Design Dilemma: Sensitive, not Silly Renovations
One of the biggest existential challenges architects and designers face is the inevitable tension between restoration and updating. Is it okay to take an Victorian home with intimate rooms and knock down walls to open up the space? Or is that, somehow, sacro-sanct? Is it okay to gussy up a 50’s ranch house with crown moldings and trim when none existed to begin with? Above, a modest 1940’s fisherman’s cottage in the Catskills has been renovated into a loft-like modernist dream. Is that okay?
In truth, there are no hard and fast rules when it comes to renovation. You can change or keep whatever you want. And yet, we’ve all seen renovations that seem obviously wrong, out-of-kilter and sometimes just outright tasteless. If you’re looking at making a few changes in your own space, how can you know if you’re about to do something that will make people cringe in 10 or 15 years, or even tomorrow?
1) First, recognize what your home is, and what it isn’t. Live in a 50s ranch house? Your home will never be a turreted Victorian, an industrial loft or a Tuscan villa. So stay true to the spirit of your home.

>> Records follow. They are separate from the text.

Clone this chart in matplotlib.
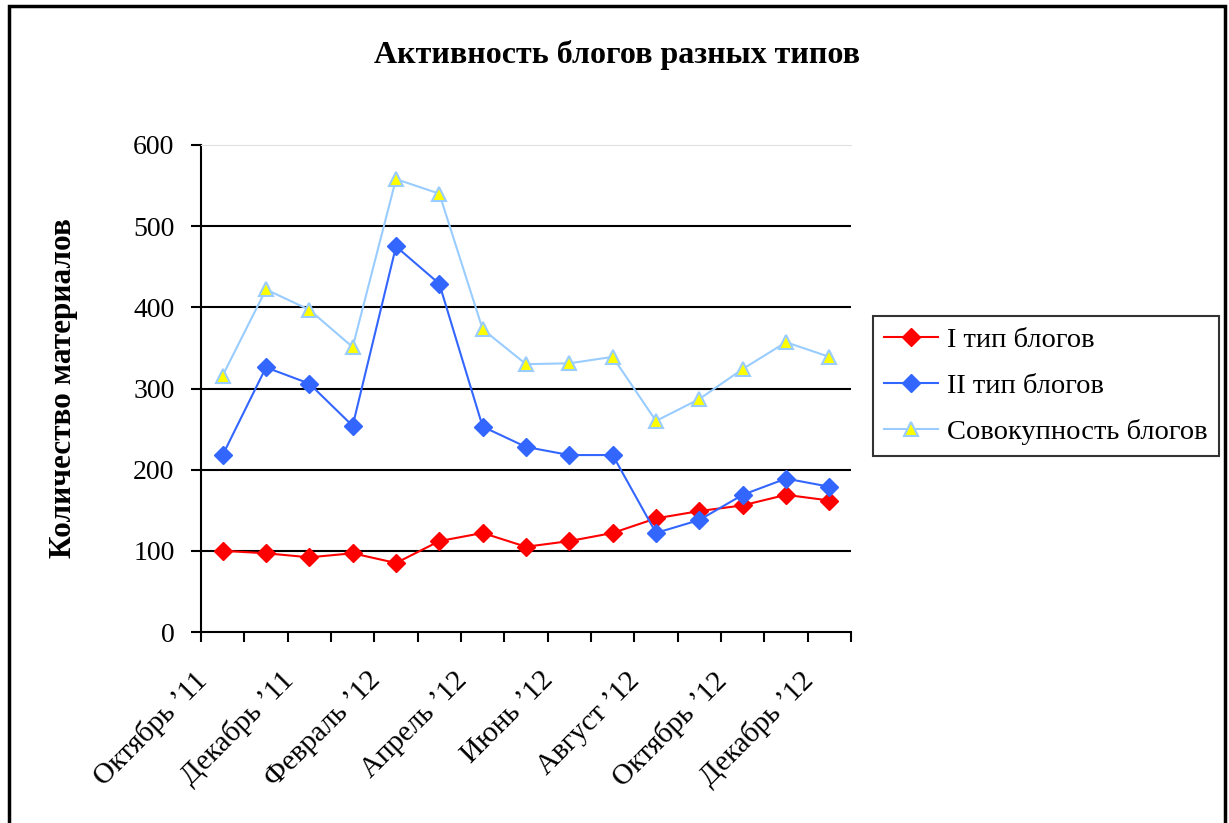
import matplotlib.pyplot as plt
from matplotlib.patches import Rectangle
from matplotlib.transforms import ScaledTranslation

plt.rcParams['font.family'] = ['Liberation Serif', 'DejaVu Serif']

# monthly series, October 2011 - December 2012
months = ["Октябрь ’11", "Ноябрь ’11", "Декабрь ’11", "Январь ’12", "Февраль ’12",
          "Март ’12", "Апрель ’12", "Май ’12", "Июнь ’12", "Июль ’12", "Август ’12",
          "Сентябрь ’12", "Октябрь ’12", "Ноябрь ’12", "Декабрь ’12"]
type1 = [100, 97, 92, 97, 85, 112, 122, 105, 112, 122, 140, 149, 156, 169, 162]
type2 = [218, 326, 306, 254, 475, 429, 253, 228, 218, 218, 122, 138, 169, 189, 179]
total = [316, 422, 397, 351, 558, 540, 373, 330, 331, 339, 260, 287, 324, 357, 339]

fig = plt.figure(figsize=(12.29, 8.23), dpi=100)
ax = fig.add_axes([201 / 1229, 1 - 632 / 823, 650 / 1229, 487 / 823])

x = list(range(len(months)))
ax.plot(x, type1, color='#FF0000', lw=1.5, marker='D', ms=9,
        mfc='#FF0000', mec='#FF0000', label='I тип блогов')
ax.plot(x, type2, color='#3366FF', lw=1.5, marker='D', ms=9,
        mfc='#3366FF', mec='#3366FF', label='II тип блогов')
ax.plot(x, total, color='#99CCFF', lw=1.5, marker='^', ms=10.5, mew=1.5,
        mfc='#FFFF00', mec='#99CCFF', label='Совокупность блогов')

ax.set_xlim(-0.5, len(months) - 0.5)
ax.set_ylim(0, 600)
ax.set_yticks(range(0, 601, 100))
for v in range(100, 600, 100):
    ax.axhline(v, color='black', lw=1.5, zorder=0)

# tick marks on category boundaries, labels on every other month
ax.set_xticks([i - 0.5 for i in range(len(months) + 1)])
ax.set_xticklabels([])
ax.set_xticks(x[::2], minor=True)
ax.set_xticklabels(months[::2], minor=True, rotation=45, ha='right',
                   va='center', rotation_mode='anchor')
ax.tick_params(axis='x', which='major', direction='out', length=7, width=1.5)
ax.tick_params(axis='x', which='minor', length=0, pad=32, labelsize=21)
ax.tick_params(axis='y', direction='out', length=7, width=1.5, pad=12,
               labelsize=20)

# nudge the slanted month labels a little to the left
shift = ScaledTranslation(-20 / 100, 0, fig.dpi_scale_trans)
for lbl in ax.get_xticklabels(minor=True):
    lbl.set_transform(lbl.get_transform() + shift)

for side in ('left', 'bottom'):
    ax.spines[side].set_linewidth(1.5)
ax.spines['right'].set_visible(False)
ax.spines['top'].set_color('#E0E0E0')

ax.set_ylabel('Количество материалов', fontsize=22.5, fontweight='bold',
              labelpad=40)
fig.text(617 / 1229, 1 - 55 / 823, 'Активность блогов разных типов',
         ha='center', va='center', fontsize=23, fontweight='bold')

leg = ax.legend(loc='center left', bbox_to_anchor=(873 / 1229, 1 - 386 / 823),
                bbox_transform=fig.transFigure, fontsize=20.5, frameon=True,
                fancybox=False, edgecolor='black', handlelength=1.9,
                handletextpad=0.3, borderpad=0.4, labelspacing=0.7,
                borderaxespad=0)
leg.get_frame().set_linewidth(1.5)

# outer chart frame
fig.patches.append(Rectangle((9 / 1229, -0.05), 1216 / 1229, 1.05 - 6 / 823,
                             transform=fig.transFigure, fill=False,
                             edgecolor='black', lw=2.5))

fig.savefig('out.png', dpi=100)
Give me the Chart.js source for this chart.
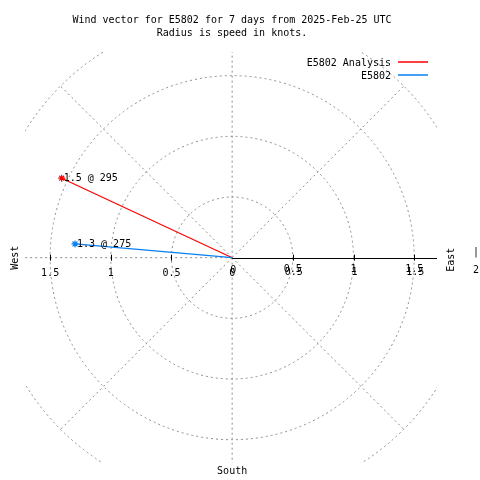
<!DOCTYPE html>
<html>
<head>
<meta charset="utf-8">
<script src="https://cdn.jsdelivr.net/npm/chart.js@4"></script>
<style>
  html, body { margin: 0; padding: 0; background: #ffffff; }
  canvas { display: block; }
</style>
</head>
<body>
<canvas id="c" width="480" height="480"></canvas>
<script>
// ---- data ----
const titleLines = ['Wind vector for E5802 for 7 days from 2025-Feb-25 UTC', 'Radius is speed in knots.'];
const seriesNames = ['E5802 Analysis', 'E5802'];
const speeds = [1.55, 1.3];          // knots
const directions = [295, 275];       // degrees (compass)
const pointLabels = ['1.5 @ 295', '1.3 @ 275'];
const seriesColors = ['#ff0000', '#0a7ff0'];
const gridRadii = [0.5, 1, 1.5, 2];
const gridAngles = [0, 45, 90, 135, 180, 225, 270, 315];
const tickValues = [0.5, 1, 1.5];
const leftTickLabels = ['1.5', '1', '0.5', '0'];
const leftTickValues = [1.5, 1, 0.5, 0];
const rightTickLabels = ['0.5', '1', '1.5'];
const rightTickValues = [0.5, 1, 1.5];

const FONT = '10px "DejaVu Sans Mono", "Liberation Mono", monospace';
const GRID = '#8c8c8c';

function toXY(r, deg) {
  const a = deg * Math.PI / 180;
  return { x: r * Math.sin(a), y: r * Math.cos(a) };
}

const datasets = seriesNames.map((name, i) => {
  const tip = toXY(speeds[i], directions[i]);
  return {
    label: name,
    data: [{ x: 0, y: 0 }, tip],
    showLine: true,
    borderColor: seriesColors[i],
    backgroundColor: seriesColors[i],
    borderWidth: 1.2,
    pointStyle: 'star',
    pointRadius: [0, 3.5],
    pointBorderWidth: 1.2,
    pointBorderColor: seriesColors[i],
    order: i === 0 ? 1 : 0
  };
});

const polarPlugin = {
  id: 'polarGrid',
  beforeDatasetsDraw(chart) {
    const ctx = chart.ctx;
    const xs = chart.scales.x, ys = chart.scales.y;
    const ca = chart.chartArea;
    const cx = xs.getPixelForValue(0), cy = ys.getPixelForValue(0);
    const unit = xs.getPixelForValue(1) - cx;
    ctx.save();
    ctx.beginPath();
    ctx.rect(ca.left, ca.top, ca.right - ca.left, ca.bottom - ca.top);
    ctx.clip();
    ctx.strokeStyle = GRID;
    ctx.lineWidth = 1;
    ctx.setLineDash([2, 3]);
    gridRadii.forEach(r => {
      ctx.beginPath();
      ctx.arc(cx, cy, r * unit, 0, Math.PI * 2);
      ctx.stroke();
    });
    const rMax = gridRadii[gridRadii.length - 1];
    gridAngles.forEach(a => {
      if (a === 90) return; // east half drawn as solid axis
      const p = toXY(rMax, a);
      ctx.beginPath();
      ctx.moveTo(cx, cy);
      ctx.lineTo(xs.getPixelForValue(p.x), ys.getPixelForValue(p.y));
      ctx.stroke();
    });
    ctx.setLineDash([]);
    // solid axis to the east
    ctx.strokeStyle = '#000';
    ctx.beginPath();
    ctx.moveTo(cx, Math.round(cy) + 0.5);
    ctx.lineTo(ca.right, Math.round(cy) + 0.5);
    ctx.stroke();
    // tick marks both sides
    tickValues.forEach(v => {
      [v, -v].forEach(vv => {
        const px = Math.round(xs.getPixelForValue(vv)) + 0.5;
        ctx.beginPath();
        ctx.moveTo(px, cy - 3);
        ctx.lineTo(px, cy + 3);
        ctx.stroke();
      });
    });
    ctx.restore();

    // tick labels
    ctx.save();
    ctx.font = FONT;
    ctx.fillStyle = '#000';
    ctx.textAlign = 'center';
    ctx.textBaseline = 'middle';
    leftTickLabels.forEach((t, i) => {
      const px = xs.getPixelForValue(-leftTickValues[i]);
      ctx.fillText(t, px, cy + 16);
      if (leftTickValues[i] === 0) ctx.fillText(t, px + 1, cy + 13);
    });
    rightTickLabels.forEach((t, i) => {
      const px = xs.getPixelForValue(rightTickValues[i]);
      ctx.fillText(t, px, cy + 12);
      ctx.fillText(t, px + 1, cy + 15);
    });
    // compass labels
    ctx.fillText('South', cx, 471);
    ctx.fillText('2', 476, cy + 13);
    ctx.fillText('|', 476, cy - 5);
    ctx.save();
    ctx.translate(15, cy);
    ctx.rotate(-Math.PI / 2);
    ctx.fillText('West', 0, 0);
    ctx.restore();
    ctx.save();
    ctx.translate(451, cy + 2);
    ctx.rotate(-Math.PI / 2);
    ctx.fillText('East', 0, 0);
    ctx.restore();
    ctx.restore();
  },
  afterDraw(chart) {
    const ctx = chart.ctx;
    const xs = chart.scales.x, ys = chart.scales.y;
    ctx.save();
    ctx.font = FONT;
    ctx.fillStyle = '#000';
    // title
    ctx.textAlign = 'center';
    ctx.textBaseline = 'middle';
    ctx.fillText(titleLines[0], 232, 20);
    ctx.fillText(titleLines[1], 232, 33);
    // point labels
    ctx.textAlign = 'left';
    chart.data.datasets.forEach((ds, i) => {
      const tip = ds.data[1];
      ctx.fillText(pointLabels[i], xs.getPixelForValue(tip.x) + 2, ys.getPixelForValue(tip.y));
    });
    // legend
    ctx.textAlign = 'right';
    seriesNames.forEach((n, i) => {
      const y = 63 + i * 13;
      ctx.fillStyle = '#000';
      ctx.fillText(n, 391, y);
      ctx.strokeStyle = seriesColors[i];
      ctx.lineWidth = 1.5;
      ctx.beginPath();
      ctx.moveTo(398, y - 1);
      ctx.lineTo(428, y - 1);
      ctx.stroke();
    });
    ctx.restore();
  }
};

new Chart(document.getElementById('c'), {
  type: 'scatter',
  data: { datasets },
  options: {
    responsive: false,
    animation: false,
    layout: { padding: { left: 25, top: 52, right: 43, bottom: 17 } },
    scales: {
      x: { type: 'linear', min: -1.707, max: 1.688, display: false },
      y: { type: 'linear', min: -1.692, max: 1.695, display: false }
    },
    plugins: { legend: { display: false }, title: { display: false }, tooltip: { enabled: false } },
    clip: false
  },
  plugins: [polarPlugin]
});
</script>
</body>
</html>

Work with what you’ve got without violating your home’s essence.
2) Don’t feel like your home’s historical era is so important that you can’t make any changes. This is the other side of the coin. Although you may live in a 100-year-old home you probably don’t want to be living with candles, gas lamps and ice boxes. Technological innovations and lifestyle changes inevitably mean that our homes must grow and change with us. If you refuse to make any changes in an effort to maintain architectural integrity, then your home again risks looking like an inauthentic period piece. It is possible to respect your home’s essential quality while updating and modernizing your home for now. In fact, some modern renovations in old homes involving actually highlight period architectural details.
3) Walk the fine line. A sensitive renovation means you’ll improve on space and usage issues in your home, while maintaining elements that make your home unique. In the after and before photos shown above, a homeowner knocked down the walls of her 1940’s fisherman’s cottage to open up the space and bring in light and views. However, she didn’t go as far as she might have. She chose to maintain the original wood paneling (painted white) in her home in deference to the traditions and materials of the area in which the cottage is found.
4) Consider the setting. A lot of renovations go wrong when homeowners don’t properly consider the context. Whatever changes you make should integrate seamlessly into a home, neighborhood and/or building. When a renovation sticks out as too much, too jarring or too fantastical for its setting, then its probably not a great renovation.
5) Value those things that are difficult to find and expensive to reproduce today. If your home comes with beautiful wide-plank oak floors but what you really want is concrete, consider the bald truth of the matter that wide plank floors may be more precious and difficult to find today than concrete. Always give precedence to artisanal work that can often be preserved and integrated into a new renovation.
6) Don’t renovate based on trends alone. Don’t knock down walls just to have an open space because open space is in. It’s got to work in the context of your home and it has to fit your lifestyle. When renovations diverge from the original style of a home, they should still work in a way that feels natural, not forced. Err on the side of timelessness.
7) Remember, tradition is different from convention. Good renovations follow a tradition of some sort. They respect the past without trying to mindlessly imitate it.